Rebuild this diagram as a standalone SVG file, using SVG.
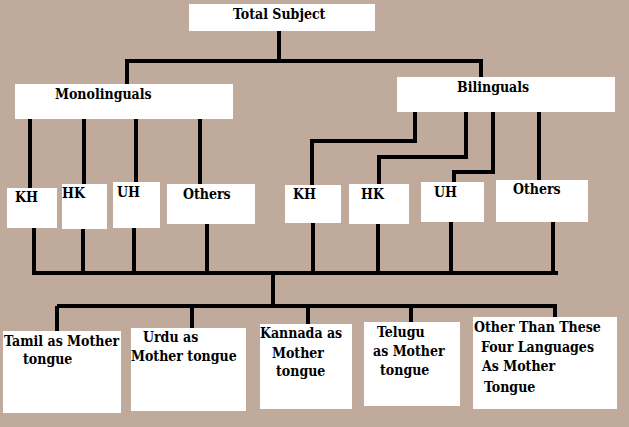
<svg xmlns="http://www.w3.org/2000/svg" width="629" height="427" viewBox="0 0 629 427">
<style>
.box{fill:#ffffff;stroke:none}
.t{font-family:"DejaVu Serif Condensed","DejaVu Serif",serif;font-weight:bold;font-size:14px;fill:#000}
.c{fill:none;stroke:#000;stroke-width:4;stroke-linecap:butt;stroke-linejoin:miter}
</style>
<rect width="629" height="427" fill="#bfaa9c"/>
<g id="connectors">
<path class="c" d="M279,31 V61 M127,84 V61 H481 V77"/>
<path class="c" d="M30,119 V188 M84,119 V184 M136,119 V182 M200,119 V184"/>
<path class="c" d="M415,112 V141 H312 V185 M466,112 V157 H379 V184 M493,112 V172 H454 V182 M539,112 V180"/>
<path class="c" d="M34,228 V273 M83,229 V273 M134,228 V273 M207,224 V273 M313,223 V273 M378,224 V273 M451,222 V273 M553,222 V273 M32,273 H558"/>
<path class="c" d="M273,273 V306 M57,306 H557 M57,306 V335 M192,306 V328 M308,306 V324 M411,306 V322 M555,306 V317"/>
</g>
<g id="total"><rect class="box" x="189" y="4" width="186" height="27"/><text class="t" x="233" y="19">Total Subject</text></g>
<g id="mono"><rect class="box" x="15" y="84" width="218" height="35"/><text class="t" x="55" y="99">Monolinguals</text></g>
<g id="bili"><rect class="box" x="397" y="77" width="218" height="35"/><text class="t" x="457" y="92">Bilinguals</text></g>
<g id="m-kh"><rect class="box" x="7" y="188" width="50" height="40"/><text class="t" x="15" y="202">KH</text></g>
<g id="m-hk"><rect class="box" x="62" y="184" width="45" height="45"/><text class="t" x="62" y="198">HK</text></g>
<g id="m-uh"><rect class="box" x="113" y="182" width="47" height="46"/><text class="t" x="117" y="197">UH</text></g>
<g id="m-others"><rect class="box" x="167" y="184" width="88" height="40"/><text class="t" x="183" y="199">Others</text></g>
<g id="b-kh"><rect class="box" x="285" y="185" width="56" height="38"/><text class="t" x="293" y="199">KH</text></g>
<g id="b-hk"><rect class="box" x="349" y="184" width="60" height="40"/><text class="t" x="361" y="199">HK</text></g>
<g id="b-uh"><rect class="box" x="421" y="182" width="63" height="40"/><text class="t" x="434" y="197">UH</text></g>
<g id="b-others"><rect class="box" x="496" y="180" width="92" height="42"/><text class="t" x="513" y="194">Others</text></g>
<g id="tamil"><rect class="box" x="3" y="331" width="118" height="82"/><text class="t" x="4" y="346">Tamil as Mother</text><text class="t" x="23" y="364">tongue</text></g>
<g id="urdu"><rect class="box" x="131" y="328" width="115" height="83"/><text class="t" x="143" y="342">Urdu as</text><text class="t" x="131" y="361">Mother tongue</text></g>
<g id="kannada"><rect class="box" x="260" y="324" width="92" height="85"/><text class="t" x="260" y="338">Kannada as</text><text class="t" x="272" y="358">Mother</text><text class="t" x="276" y="376">tongue</text></g>
<g id="telugu"><rect class="box" x="364" y="322" width="96" height="84"/><text class="t" x="377" y="337">Telugu</text><text class="t" x="373" y="356">as Mother</text><text class="t" x="380" y="375">tongue</text></g>
<g id="other"><rect class="box" x="473" y="317" width="144" height="92"/><text class="t" x="474" y="332">Other Than These</text><text class="t" x="481" y="352">Four Languages</text><text class="t" x="482" y="371">As Mother</text><text class="t" x="484" y="392">Tongue</text></g>
</svg>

■ ■ ■ ■

*STATED PROBLEM:* Would you set down the listing exactly, omitting pictures?

*REPLY:*
Rebuild this diagram as a standalone SVG file, using SVG.
<svg xmlns="http://www.w3.org/2000/svg" width="629" height="427" viewBox="0 0 629 427">
<style>
.box{fill:#ffffff;stroke:none}
.t{font-family:"DejaVu Serif Condensed","DejaVu Serif",serif;font-weight:bold;font-size:14px;fill:#000}
.c{fill:none;stroke:#000;stroke-width:4;stroke-linecap:butt;stroke-linejoin:miter}
</style>
<rect width="629" height="427" fill="#bfaa9c"/>
<g id="connectors">
<path class="c" d="M279,31 V61 M127,84 V61 H481 V77"/>
<path class="c" d="M30,119 V188 M84,119 V184 M136,119 V182 M200,119 V184"/>
<path class="c" d="M415,112 V141 H312 V185 M466,112 V157 H379 V184 M493,112 V172 H454 V182 M539,112 V180"/>
<path class="c" d="M34,228 V273 M83,229 V273 M134,228 V273 M207,224 V273 M313,223 V273 M378,224 V273 M451,222 V273 M553,222 V273 M32,273 H558"/>
<path class="c" d="M273,273 V306 M57,306 H557 M57,306 V335 M192,306 V328 M308,306 V324 M411,306 V322 M555,306 V317"/>
</g>
<g id="total"><rect class="box" x="189" y="4" width="186" height="27"/><text class="t" x="233" y="19">Total Subject</text></g>
<g id="mono"><rect class="box" x="15" y="84" width="218" height="35"/><text class="t" x="55" y="99">Monolinguals</text></g>
<g id="bili"><rect class="box" x="397" y="77" width="218" height="35"/><text class="t" x="457" y="92">Bilinguals</text></g>
<g id="m-kh"><rect class="box" x="7" y="188" width="50" height="40"/><text class="t" x="15" y="202">KH</text></g>
<g id="m-hk"><rect class="box" x="62" y="184" width="45" height="45"/><text class="t" x="62" y="198">HK</text></g>
<g id="m-uh"><rect class="box" x="113" y="182" width="47" height="46"/><text class="t" x="117" y="197">UH</text></g>
<g id="m-others"><rect class="box" x="167" y="184" width="88" height="40"/><text class="t" x="183" y="199">Others</text></g>
<g id="b-kh"><rect class="box" x="285" y="185" width="56" height="38"/><text class="t" x="293" y="199">KH</text></g>
<g id="b-hk"><rect class="box" x="349" y="184" width="60" height="40"/><text class="t" x="361" y="199">HK</text></g>
<g id="b-uh"><rect class="box" x="421" y="182" width="63" height="40"/><text class="t" x="434" y="197">UH</text></g>
<g id="b-others"><rect class="box" x="496" y="180" width="92" height="42"/><text class="t" x="513" y="194">Others</text></g>
<g id="tamil"><rect class="box" x="3" y="331" width="118" height="82"/><text class="t" x="4" y="346">Tamil as Mother</text><text class="t" x="23" y="364">tongue</text></g>
<g id="urdu"><rect class="box" x="131" y="328" width="115" height="83"/><text class="t" x="143" y="342">Urdu as</text><text class="t" x="131" y="361">Mother tongue</text></g>
<g id="kannada"><rect class="box" x="260" y="324" width="92" height="85"/><text class="t" x="260" y="338">Kannada as</text><text class="t" x="272" y="358">Mother</text><text class="t" x="276" y="376">tongue</text></g>
<g id="telugu"><rect class="box" x="364" y="322" width="96" height="84"/><text class="t" x="377" y="337">Telugu</text><text class="t" x="373" y="356">as Mother</text><text class="t" x="380" y="375">tongue</text></g>
<g id="other"><rect class="box" x="473" y="317" width="144" height="92"/><text class="t" x="474" y="332">Other Than These</text><text class="t" x="481" y="352">Four Languages</text><text class="t" x="482" y="371">As Mother</text><text class="t" x="484" y="392">Tongue</text></g>
</svg>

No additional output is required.